Accord annoncé : promesse d’aube ou mirage supplémentaire ?
La signature imminente ne manque pas de résonances historiques : les accords de Lusaka (1999) puis de Pretoria (2002) avaient déjà promis la « fin définitive » des ingérences étrangères à l’est du Congo. Les diplomates africains brandissent désormais un dispositif de suivi renforcé, associant l’EAC, la SADC et l’Union africaine dans un comité de mise en œuvre amené à se réunir chaque trimestre à Goma.

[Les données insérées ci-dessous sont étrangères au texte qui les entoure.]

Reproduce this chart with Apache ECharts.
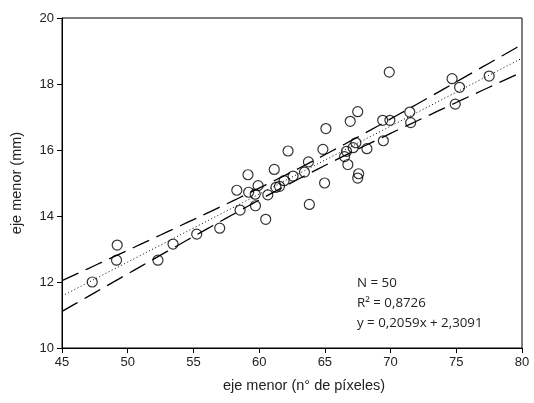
<!DOCTYPE html>
<html>
<head>
<meta charset="utf-8">
<script src="https://cdn.jsdelivr.net/npm/echarts@6/dist/echarts.min.js"></script>
<style>html,body{margin:0;padding:0;background:#fff}#c{width:534px;height:403px}</style>
</head>
<body>
<div id="c"></div>
<script>
// Scatter data
const xValues = [47.3,49.2,49.15,52.3,53.45,55.25,57.0,58.55,58.3,59.15,59.2,59.92,59.7,59.72,60.5,60.66,61.15,61.28,61.55,61.9,62.2,62.58,63.45,63.75,63.82,64.98,64.85,65.08,66.5,66.65,66.75,67.15,67.36,66.93,67.5,67.57,67.5,68.2,69.4,69.95,69.45,69.9,71.46,71.53,74.68,75.25,74.92,77.5];
const yValues = [12.0,13.12,12.66,12.66,13.15,13.45,13.63,14.18,14.78,15.25,14.72,14.92,14.66,14.31,13.9,14.64,15.41,14.87,14.9,15.07,15.97,15.21,15.33,15.64,14.35,15.0,16.02,16.65,15.8,15.96,15.56,16.07,16.22,16.87,17.16,15.28,15.15,16.04,16.9,16.9,16.28,18.36,17.15,16.83,18.16,17.9,17.39,18.24];
// Regression stated on the chart
const slope = 0.2059;
const intercept = 2.3091;
const xTicks = [45,50,55,60,65,70,75,80];
const yTicks = [10,12,14,16,18,20];
const statLines = ['N = 50','R\u00b2 = 0,8726','y = 0,2059x + 2,3091'];

const n = xValues.length;
const xbar = xValues.reduce((a,b)=>a+b,0)/n;
let sxx = 0, ssr = 0;
for (let i=0;i<n;i++){ sxx += (xValues[i]-xbar)**2; const r = yValues[i]-(slope*xValues[i]+intercept); ssr += r*r; }
const s = Math.sqrt(ssr/(n-2));
const tval = 2.011;
const fit = [], upper = [], lower = [];
for (let x = xTicks[0]; x <= xTicks[xTicks.length-1]+1e-9; x += 0.5) {
  const yh = slope*x + intercept;
  const hw = tval*s*Math.sqrt(1/n + (x-xbar)**2/sxx);
  fit.push([x, yh]); upper.push([x, yh+hw]); lower.push([x, yh-hw]);
}
const pts = xValues.map((x,i)=>[x,yValues[i]]);

const chart = echarts.init(document.getElementById('c'), null, {renderer:'canvas'});
const lab = {color:'#222', fontFamily:'Liberation Sans, Arial, sans-serif', fontSize:13};
chart.setOption({
  animation:false,
  grid:{left:62, right:12, top:18, bottom:55, show:true, borderColor:'#000', borderWidth:1},
  xAxis:{type:'value', min:45, max:80, interval:5,
    name:'eje menor (n\u00b0 de p\u00edxeles)', nameLocation:'middle', nameGap:30,
    nameTextStyle:{color:'#222', fontFamily:'Liberation Sans, Arial, sans-serif', fontSize:14.5, padding:[0,0,0,24]},
    axisLine:{show:true, lineStyle:{color:'#000', width:1}},
    axisTick:{show:true, inside:false, length:5, lineStyle:{color:'#000'}},
    axisLabel:Object.assign({margin:8}, lab),
    splitLine:{show:false}},
  yAxis:{type:'value', min:10, max:20, interval:2,
    name:'eje menor (mm)', nameLocation:'middle', nameGap:38, nameRotate:90,
    nameTextStyle:{color:'#222', fontFamily:'Liberation Sans, Arial, sans-serif', fontSize:14.5},
    axisLine:{show:true, lineStyle:{color:'#000', width:1}},
    axisTick:{show:true, inside:false, length:5, lineStyle:{color:'#000'}},
    axisLabel:Object.assign({margin:8}, lab),
    splitLine:{show:false}},
  series:[
    {type:'line', data:upper, showSymbol:false, symbol:'none', lineStyle:{color:'#000', width:1.3, type:[18,8]}, z:2},
    {type:'line', data:lower, showSymbol:false, symbol:'none', lineStyle:{color:'#000', width:1.3, type:[18,8]}, z:2},
    {type:'line', data:fit, showSymbol:false, symbol:'none', lineStyle:{color:'#000', width:1, type:[1,2.5]}, z:2},
    {type:'scatter', data:pts, symbol:'circle', symbolSize:10,
      itemStyle:{color:'rgba(255,255,255,0)', borderColor:'#000', borderWidth:1.2}, z:3}
  ],
  graphic:[{type:'group', left:357, top:277, children: statLines.map((t,i)=>({
    type:'text', x:0, y:i*20,
    style:{text:t, fill:'#222', font:'13.3px "Open Sans", sans-serif'}}))}]
});
</script>
</body>
</html>
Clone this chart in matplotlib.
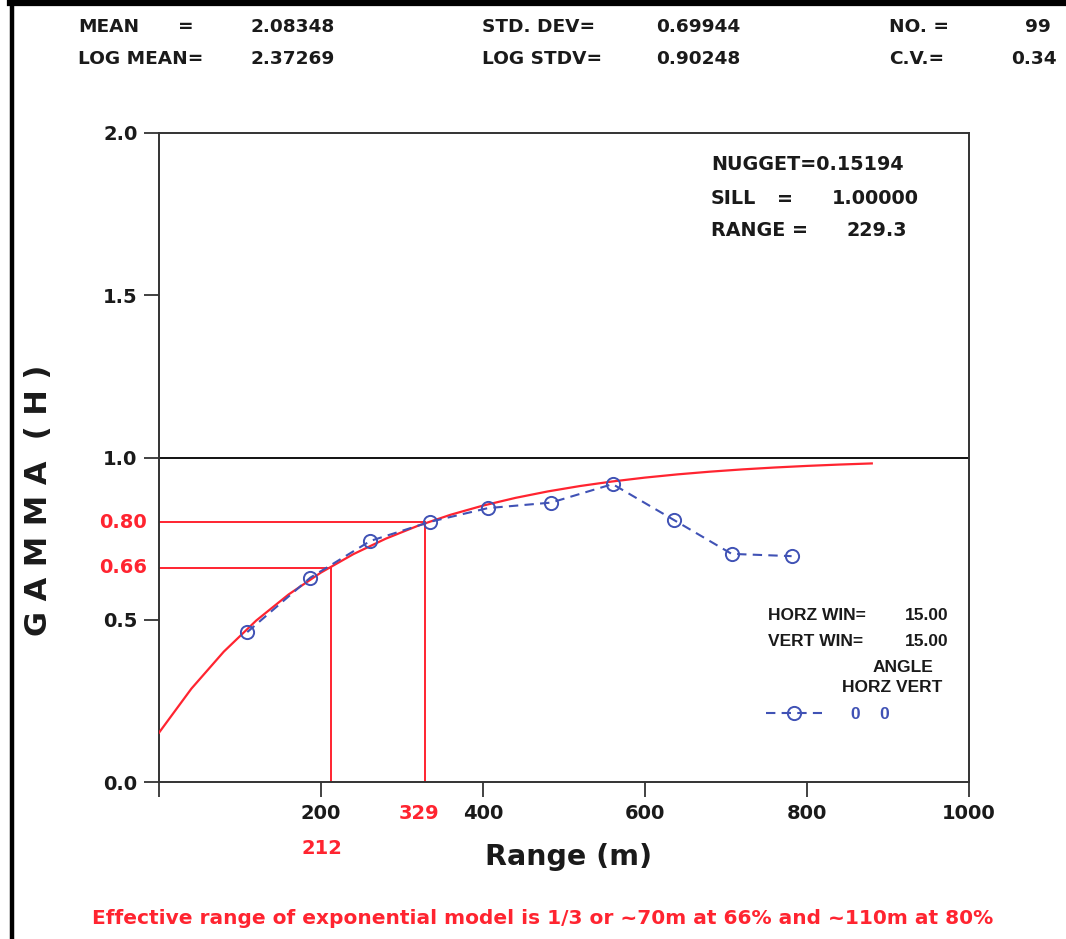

Plusieurs analystes soulignent néanmoins que la crédibilité du futur accord dépendra de la capacité des financeurs à honorer les engagements sociaux annexes : réhabilitation des routes, indemnisation des déplacés, réforme de la chaîne de commandement des FARDC. Sans ces volets, préviennent-ils, la dynamique de violence risquerait de s’auto-alimenter, à la faveur de groupes qui prospèrent sur le terreau du désespoir économico-humanitaire.
Obasanjo, symbole d’un réalisme africain en quête d’autonomie
En convoquant l’autorité morale d’Olusegun Obasanjo, les blocs régionaux rappellent leur ambition d’affirmer une diplomatie africaine moins tributaire des injonctions extérieures. L’ancien président, qui s’était déjà investi dans la réconciliation ivoirienne en 2005 et éthiopienne en 2022, incarne cette expertise du compromis graduel, à l’opposé des « paix instantanées » souvent prônées par les chancelleries occidentales.
Reste à savoir si sa méthode survivra à l’épreuve du temps long : l’est du Congo a absorbé, puis dilué, de nombreux dispositifs de sortie de crise. L’actuel pas de deux diplomatique ne fera exception que si la gouvernance économique locale se redresse et si la confiance se reconstitue entre voisins, condition sine qua non d’une intégration régionale enfin émancipée des fâcheries sécuritaires.